Would you write out the listing verbatim and skip every picture in it?
########
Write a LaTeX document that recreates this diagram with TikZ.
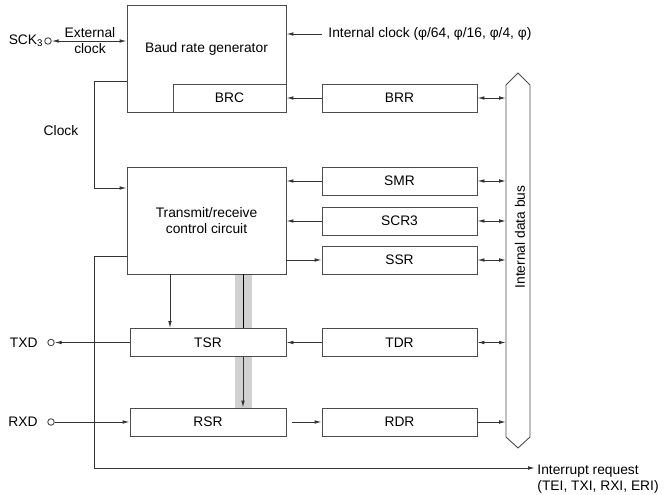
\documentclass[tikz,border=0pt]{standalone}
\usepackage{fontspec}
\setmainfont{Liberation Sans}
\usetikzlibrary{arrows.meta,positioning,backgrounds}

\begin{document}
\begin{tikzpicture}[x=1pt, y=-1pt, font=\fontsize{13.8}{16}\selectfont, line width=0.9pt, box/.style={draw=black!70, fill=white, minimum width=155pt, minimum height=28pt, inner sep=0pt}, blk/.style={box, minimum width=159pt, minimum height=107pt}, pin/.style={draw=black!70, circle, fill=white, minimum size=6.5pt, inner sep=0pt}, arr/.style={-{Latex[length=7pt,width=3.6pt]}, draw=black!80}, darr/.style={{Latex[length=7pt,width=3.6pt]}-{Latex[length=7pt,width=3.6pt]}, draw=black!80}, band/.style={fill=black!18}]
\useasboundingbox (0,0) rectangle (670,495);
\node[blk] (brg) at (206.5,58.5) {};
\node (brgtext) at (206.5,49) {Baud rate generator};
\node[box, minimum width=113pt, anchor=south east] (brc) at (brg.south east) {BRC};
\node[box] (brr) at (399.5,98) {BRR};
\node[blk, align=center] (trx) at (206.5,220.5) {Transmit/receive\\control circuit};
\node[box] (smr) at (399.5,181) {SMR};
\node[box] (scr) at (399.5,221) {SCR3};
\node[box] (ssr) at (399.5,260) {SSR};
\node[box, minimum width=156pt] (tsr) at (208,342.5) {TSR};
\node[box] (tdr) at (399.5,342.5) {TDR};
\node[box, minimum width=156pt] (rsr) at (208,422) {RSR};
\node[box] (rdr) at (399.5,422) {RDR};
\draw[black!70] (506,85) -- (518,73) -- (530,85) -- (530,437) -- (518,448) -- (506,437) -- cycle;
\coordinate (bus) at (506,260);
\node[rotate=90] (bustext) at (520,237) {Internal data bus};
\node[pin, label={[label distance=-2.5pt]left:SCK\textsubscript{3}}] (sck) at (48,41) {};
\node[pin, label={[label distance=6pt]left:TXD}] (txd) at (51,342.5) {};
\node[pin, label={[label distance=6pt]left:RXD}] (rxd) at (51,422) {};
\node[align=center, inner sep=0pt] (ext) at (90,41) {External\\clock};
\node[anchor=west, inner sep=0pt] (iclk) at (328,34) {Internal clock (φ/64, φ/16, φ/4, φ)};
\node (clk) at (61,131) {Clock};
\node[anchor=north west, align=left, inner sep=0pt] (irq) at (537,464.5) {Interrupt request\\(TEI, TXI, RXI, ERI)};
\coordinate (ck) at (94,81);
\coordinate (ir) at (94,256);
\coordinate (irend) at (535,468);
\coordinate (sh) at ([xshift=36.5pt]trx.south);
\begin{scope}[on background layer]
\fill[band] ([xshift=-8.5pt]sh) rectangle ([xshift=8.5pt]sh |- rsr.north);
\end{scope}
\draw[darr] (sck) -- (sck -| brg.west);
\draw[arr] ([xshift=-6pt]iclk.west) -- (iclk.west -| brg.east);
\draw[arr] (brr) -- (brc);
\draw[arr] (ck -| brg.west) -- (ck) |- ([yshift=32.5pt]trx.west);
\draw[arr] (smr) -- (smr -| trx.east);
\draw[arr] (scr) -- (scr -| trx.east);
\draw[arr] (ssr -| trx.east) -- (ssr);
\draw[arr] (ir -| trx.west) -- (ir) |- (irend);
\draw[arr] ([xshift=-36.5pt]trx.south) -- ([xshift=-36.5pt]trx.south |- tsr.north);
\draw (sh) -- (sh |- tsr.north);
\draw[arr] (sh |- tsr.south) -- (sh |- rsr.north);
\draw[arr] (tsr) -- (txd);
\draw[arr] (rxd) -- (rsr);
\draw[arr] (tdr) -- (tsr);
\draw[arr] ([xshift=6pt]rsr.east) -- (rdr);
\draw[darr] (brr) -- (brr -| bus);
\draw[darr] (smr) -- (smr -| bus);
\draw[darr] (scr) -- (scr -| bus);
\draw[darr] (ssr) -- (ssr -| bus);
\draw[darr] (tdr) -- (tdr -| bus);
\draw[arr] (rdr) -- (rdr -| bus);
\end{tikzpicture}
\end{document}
########
Reply to the exercise
Write a LaTeX document that recreates this diagram with TikZ.
\documentclass[tikz,border=0pt]{standalone}
\usepackage{fontspec}
\setmainfont{Liberation Sans}
\usetikzlibrary{arrows.meta,positioning,backgrounds}

\begin{document}
\begin{tikzpicture}[x=1pt, y=-1pt, font=\fontsize{13.8}{16}\selectfont, line width=0.9pt, box/.style={draw=black!70, fill=white, minimum width=155pt, minimum height=28pt, inner sep=0pt}, blk/.style={box, minimum width=159pt, minimum height=107pt}, pin/.style={draw=black!70, circle, fill=white, minimum size=6.5pt, inner sep=0pt}, arr/.style={-{Latex[length=7pt,width=3.6pt]}, draw=black!80}, darr/.style={{Latex[length=7pt,width=3.6pt]}-{Latex[length=7pt,width=3.6pt]}, draw=black!80}, band/.style={fill=black!18}]
\useasboundingbox (0,0) rectangle (670,495);
\node[blk] (brg) at (206.5,58.5) {};
\node (brgtext) at (206.5,49) {Baud rate generator};
\node[box, minimum width=113pt, anchor=south east] (brc) at (brg.south east) {BRC};
\node[box] (brr) at (399.5,98) {BRR};
\node[blk, align=center] (trx) at (206.5,220.5) {Transmit/receive\\control circuit};
\node[box] (smr) at (399.5,181) {SMR};
\node[box] (scr) at (399.5,221) {SCR3};
\node[box] (ssr) at (399.5,260) {SSR};
\node[box, minimum width=156pt] (tsr) at (208,342.5) {TSR};
\node[box] (tdr) at (399.5,342.5) {TDR};
\node[box, minimum width=156pt] (rsr) at (208,422) {RSR};
\node[box] (rdr) at (399.5,422) {RDR};
\draw[black!70] (506,85) -- (518,73) -- (530,85) -- (530,437) -- (518,448) -- (506,437) -- cycle;
\coordinate (bus) at (506,260);
\node[rotate=90] (bustext) at (520,237) {Internal data bus};
\node[pin, label={[label distance=-2.5pt]left:SCK\textsubscript{3}}] (sck) at (48,41) {};
\node[pin, label={[label distance=6pt]left:TXD}] (txd) at (51,342.5) {};
\node[pin, label={[label distance=6pt]left:RXD}] (rxd) at (51,422) {};
\node[align=center, inner sep=0pt] (ext) at (90,41) {External\\clock};
\node[anchor=west, inner sep=0pt] (iclk) at (328,34) {Internal clock (φ/64, φ/16, φ/4, φ)};
\node (clk) at (61,131) {Clock};
\node[anchor=north west, align=left, inner sep=0pt] (irq) at (537,464.5) {Interrupt request\\(TEI, TXI, RXI, ERI)};
\coordinate (ck) at (94,81);
\coordinate (ir) at (94,256);
\coordinate (irend) at (535,468);
\coordinate (sh) at ([xshift=36.5pt]trx.south);
\begin{scope}[on background layer]
\fill[band] ([xshift=-8.5pt]sh) rectangle ([xshift=8.5pt]sh |- rsr.north);
\end{scope}
\draw[darr] (sck) -- (sck -| brg.west);
\draw[arr] ([xshift=-6pt]iclk.west) -- (iclk.west -| brg.east);
\draw[arr] (brr) -- (brc);
\draw[arr] (ck -| brg.west) -- (ck) |- ([yshift=32.5pt]trx.west);
\draw[arr] (smr) -- (smr -| trx.east);
\draw[arr] (scr) -- (scr -| trx.east);
\draw[arr] (ssr -| trx.east) -- (ssr);
\draw[arr] (ir -| trx.west) -- (ir) |- (irend);
\draw[arr] ([xshift=-36.5pt]trx.south) -- ([xshift=-36.5pt]trx.south |- tsr.north);
\draw (sh) -- (sh |- tsr.north);
\draw[arr] (sh |- tsr.south) -- (sh |- rsr.north);
\draw[arr] (tsr) -- (txd);
\draw[arr] (rxd) -- (rsr);
\draw[arr] (tdr) -- (tsr);
\draw[arr] ([xshift=6pt]rsr.east) -- (rdr);
\draw[darr] (brr) -- (brr -| bus);
\draw[darr] (smr) -- (smr -| bus);
\draw[darr] (scr) -- (scr -| bus);
\draw[darr] (ssr) -- (ssr -| bus);
\draw[darr] (tdr) -- (tdr -| bus);
\draw[arr] (rdr) -- (rdr -| bus);
\end{tikzpicture}
\end{document}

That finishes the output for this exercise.